Data Analysis—Magnolia Middle School Case Study
Order Description
Post in table or chart form, the type of data you investigated and the sources of this type of data in the Magnolia Middle School case study. Share two or more of each: strengths, challenges, trends, and anomalies, you noticed based on your analysis of this data type.
This week’s Learning Resources discuss four different types of data that can be analyzed to provide a picture of a school’s current performance and help target specific areas of focus for professional development. This week with your Walden colleagues, you will begin to analyze the data provided in the Magnolia Middle School case study. First, you will investigate a specific type of data in the case study and share your observations about what you noticed in the data with your colleagues.

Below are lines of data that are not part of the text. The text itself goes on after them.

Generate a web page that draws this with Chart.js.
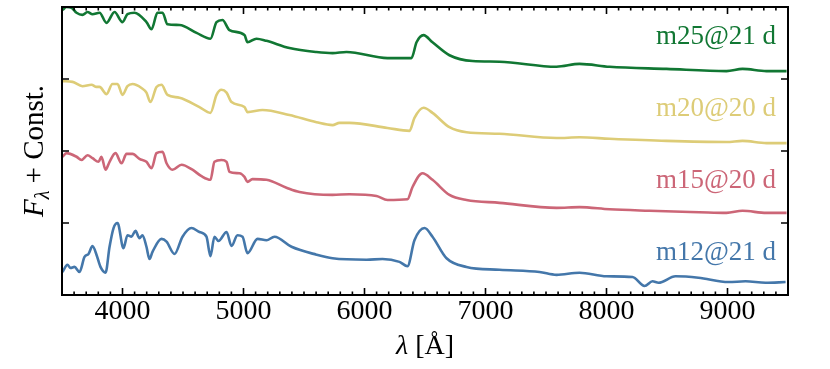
<!DOCTYPE html>
<html>
<head>
<meta charset="utf-8">
<script src="https://cdn.jsdelivr.net/npm/chart.js@4"></script>
<style>
  html, body { margin: 0; padding: 0; background: #fff; }
  #wrap { width: 830px; height: 369px; }
</style>
</head>
<body>
<div id="wrap"><canvas id="graficoEspectros"></canvas></div>
<script>
// wavelengths (Angstrom) and fluxes, fluxes without the offset
const onda12 = [3505,3545,3570,3603,3645,3686,3719,3752,3785,3818,3860,3893,3926,3959,4008,4041,4074,4107,4140,4165,4198,4223,4248,4322,4364,4430,4496,4570,4636,4694,4727,4760,4793,4860,4901,4950,4992,5033,5116,5190,5256,5397,5603,5736,6017,6149,6289,6355,6413,6496,6562,6678,6843,7116,7446,7587,7777,8000,8215,8314,8380,8430,8570,8760,9008,9149,9314,9480]
const fluxo12 = [0.32,0.42,0.375,0.39,0.32,0.53,0.57,0.68,0.56,0.39,0.31,0.67,0.93,1.00,0.65,0.83,0.81,0.89,0.79,0.83,0.67,0.50,0.60,0.78,0.74,0.57,0.81,0.93,0.875,0.81,0.54,0.81,0.75,0.875,0.68,0.83,0.81,0.58,0.78,0.76,0.81,0.67,0.56,0.51,0.49,0.50,0.46,0.40,0.76,0.93,0.81,0.51,0.39,0.35,0.32,0.28,0.31,0.26,0.25,0.125,0.19,0.17,0.26,0.24,0.18,0.19,0.17,0.18]

const onda15 = [3505,3537,3620,3661,3711,3752,3802,3826,3860,3893,3942,3992,4033,4083,4140,4198,4240,4281,4331,4364,4413,4488,4578,4653,4727,4760,4818,4860,4884,4967,5008,5033,5074,5190,5355,5463,5736,5876,6099,6190,6355,6397,6479,6562,6702,6843,7116,7587,7777,8025,8355,8768,8992,9124,9322,9488]
const fluxo15 = [0.92,0.97,0.92,0.875,0.94,0.90,0.85,0.92,0.74,0.85,0.97,0.83,0.96,0.96,0.89,0.85,0.76,0.97,0.99,0.83,0.74,0.81,0.74,0.65,0.60,0.85,0.875,0.85,0.71,0.69,0.64,0.57,0.61,0.60,0.49,0.43,0.39,0.40,0.375,0.32,0.33,0.50,0.69,0.60,0.39,0.32,0.28,0.21,0.22,0.19,0.17,0.15,0.14,0.17,0.14,0.14]

const onda20 = [3505,3587,3669,3744,3785,3810,3868,3917,3959,4000,4041,4083,4157,4198,4231,4281,4322,4372,4471,4636,4727,4777,4818,4860,4901,5008,5033,5157,5380,5603,5736,5793,5876,6190,6372,6413,6488,6562,6702,6843,7116,7587,7777,8025,8496,8992,9124,9322,9488]
const fluxo20 = [0.97,0.96,0.90,0.92,0.89,0.89,0.79,0.93,0.93,0.78,0.90,0.93,0.875,0.81,0.68,0.89,0.92,0.78,0.74,0.61,0.53,0.78,0.85,0.81,0.68,0.61,0.54,0.57,0.50,0.40,0.36,0.39,0.39,0.32,0.28,0.46,0.60,0.53,0.33,0.26,0.24,0.18,0.19,0.17,0.14,0.125,0.14,0.11,0.11]

const onda25 = [3505,3537,3579,3620,3669,3711,3752,3810,3868,3934,4000,4041,4099,4198,4240,4289,4331,4372,4471,4612,4727,4777,4826,4884,5008,5033,5107,5190,5380,5603,5736,5851,6190,6388,6430,6488,6562,6702,6893,7116,7587,7777,8025,8496,8992,9124,9322,9488]
const fluxo25 = [0.96,1.00,0.99,0.92,0.89,0.93,0.90,0.92,0.78,0.93,0.79,0.90,0.92,0.79,0.69,0.92,0.92,0.76,0.75,0.64,0.56,0.79,0.82,0.68,0.61,0.51,0.56,0.53,0.43,0.375,0.36,0.375,0.29,0.29,0.51,0.61,0.51,0.33,0.25,0.24,0.17,0.21,0.17,0.14,0.11,0.14,0.11,0.11]

const modelos = ['m12@21 d', 'm15@20 d', 'm20@20 d', 'm25@21 d']
const constantes = [0, 1, 2, 3]
const cores = ['#4477aa', '#cc6677', '#ddcc77', '#117733']
const ticksX = [4000, 5000, 6000, 7000, 8000, 9000]
const ticksY = [1, 2, 3]

const ondas = [onda12, onda15, onda20, onda25]
const fluxos = [fluxo12, fluxo15, fluxo20, fluxo25]

function montaSerie (i) {
  return ondas[i].map((l, k) => ({ x: l, y: fluxos[i][k] + constantes[i] }))
}

const fonte = '"Liberation Serif", "DejaVu Serif", serif'

// frame, inward ticks, axis titles and the model labels
const moldura = {
  id: 'moldura',
  afterDraw (chart) {
    const { ctx, chartArea: a, scales: { x, y } } = chart
    ctx.save()
    ctx.strokeStyle = '#000'
    ctx.lineWidth = 2
    ctx.strokeRect(a.left, a.top, a.right - a.left, a.bottom - a.top)

    ctx.lineWidth = 1.6
    ctx.beginPath()
    for (let v = 3600; v < 9500; v += 100) {
      const px = x.getPixelForValue(v)
      const len = v % 1000 === 0 ? 7 : 3.5
      ctx.moveTo(px, a.bottom); ctx.lineTo(px, a.bottom - len)
      ctx.moveTo(px, a.top); ctx.lineTo(px, a.top + len)
    }
    ticksY.forEach(v => {
      const py = y.getPixelForValue(v)
      ctx.moveTo(a.left, py); ctx.lineTo(a.left + 7, py)
      ctx.moveTo(a.right, py); ctx.lineTo(a.right - 7, py)
    })
    ctx.stroke()

    // y title: F_lambda + Const.
    ctx.fillStyle = '#000'
    ctx.textBaseline = 'alphabetic'
    ctx.translate(43, (a.top + a.bottom) / 2)
    ctx.rotate(-Math.PI / 2)
    const partes = [
      { t: 'F', f: 'italic 29px ' + fonte, dy: 0 },
      { t: 'λ', f: 'italic 20px ' + fonte, dy: 6 },
      { t: ' + Const.', f: '29px ' + fonte, dy: 0 }
    ]
    let total = 0
    partes.forEach(p => { ctx.font = p.f; p.w = ctx.measureText(p.t).width; total += p.w })
    let cx = -total / 2
    partes.forEach(p => { ctx.font = p.f; ctx.fillText(p.t, cx, p.dy); cx += p.w })
    ctx.setTransform(1, 0, 0, 1, 0, 0)

    // x title: lambda [Å]
    const px = [
      { t: 'λ', f: 'italic 28px ' + fonte },
      { t: ' [Å]', f: '28px ' + fonte }
    ]
    total = 0
    px.forEach(p => { ctx.font = p.f; p.w = ctx.measureText(p.t).width; total += p.w })
    cx = (a.left + a.right) / 2 - total / 2
    px.forEach(p => { ctx.font = p.f; ctx.fillText(p.t, cx, 354); cx += p.w })

    // model labels
    ctx.font = '27px ' + fonte
    ctx.textAlign = 'right'
    modelos.forEach((m, i) => {
      ctx.fillStyle = cores[i]
      ctx.fillText(m, a.right - 12, y.getPixelForValue(constantes[i] + 0.49))
    })
    ctx.restore()
  }
}

const graficoEspectros = new Chart(document.getElementById('graficoEspectros'), {
  type: 'line',
  data: {
    datasets: modelos.map((m, i) => ({
      label: m,
      data: montaSerie(i),
      borderColor: cores[i],
      borderWidth: 2.6,
      pointRadius: 0,
      cubicInterpolationMode: 'monotone',
      fill: false
    }))
  },
  options: {
    responsive: true,
    maintainAspectRatio: false,
    animation: false,
    layout: { padding: { top: 7, right: 42, left: 62, bottom: 0 } },
    plugins: { legend: { display: false }, tooltip: { enabled: false } },
    scales: {
      x: {
        type: 'linear',
        min: 3500,
        max: 9500,
        grid: { display: false, drawTicks: false },
        border: { display: false },
        afterBuildTicks: s => { s.ticks = ticksX.map(v => ({ value: v })) },
        afterFit: s => { s.height = 74 },
        ticks: {
          color: '#000',
          padding: 0,
          maxRotation: 0,
          font: { family: fonte, size: 28 },
          callback: v => String(v)
        }
      },
      y: {
        display: false,
        min: 0,
        max: 4
      }
    }
  },
  plugins: [moldura]
})
</script>
</body>
</html>
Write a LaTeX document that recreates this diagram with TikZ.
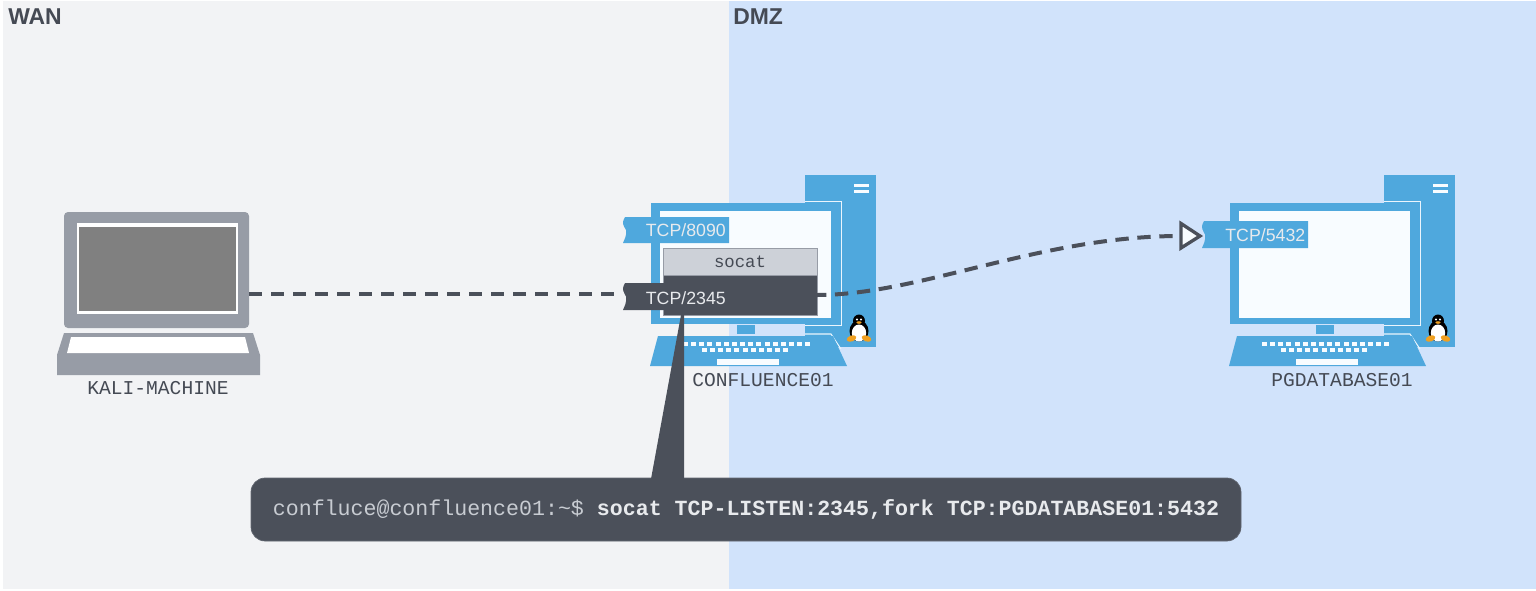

Then, you will look at the four categories of data to see how a strength or challenge related to student learning in one category of data is supported or not supported in another category. As you may know, this process is called triangulating the data.
In your Discussion group, your Instructor has assigned you to one of the following specific types of data to investigate.
Student Learning Data
First, create a table or a chart to record your observations. Then, for the type of data you are investigating, list the different sources of this type of data in the Magnolia Middle School case study. Then review these sources looking for strengths, challenges, trends, and anomalies that may provide information related to student learning within the data type. To trigger your thinking, review some of the examples provided in this week’s “Powerful Designs for Professional Learning” course text reading and the “Continuous Improvement: It Takes More Than Test Scores” article.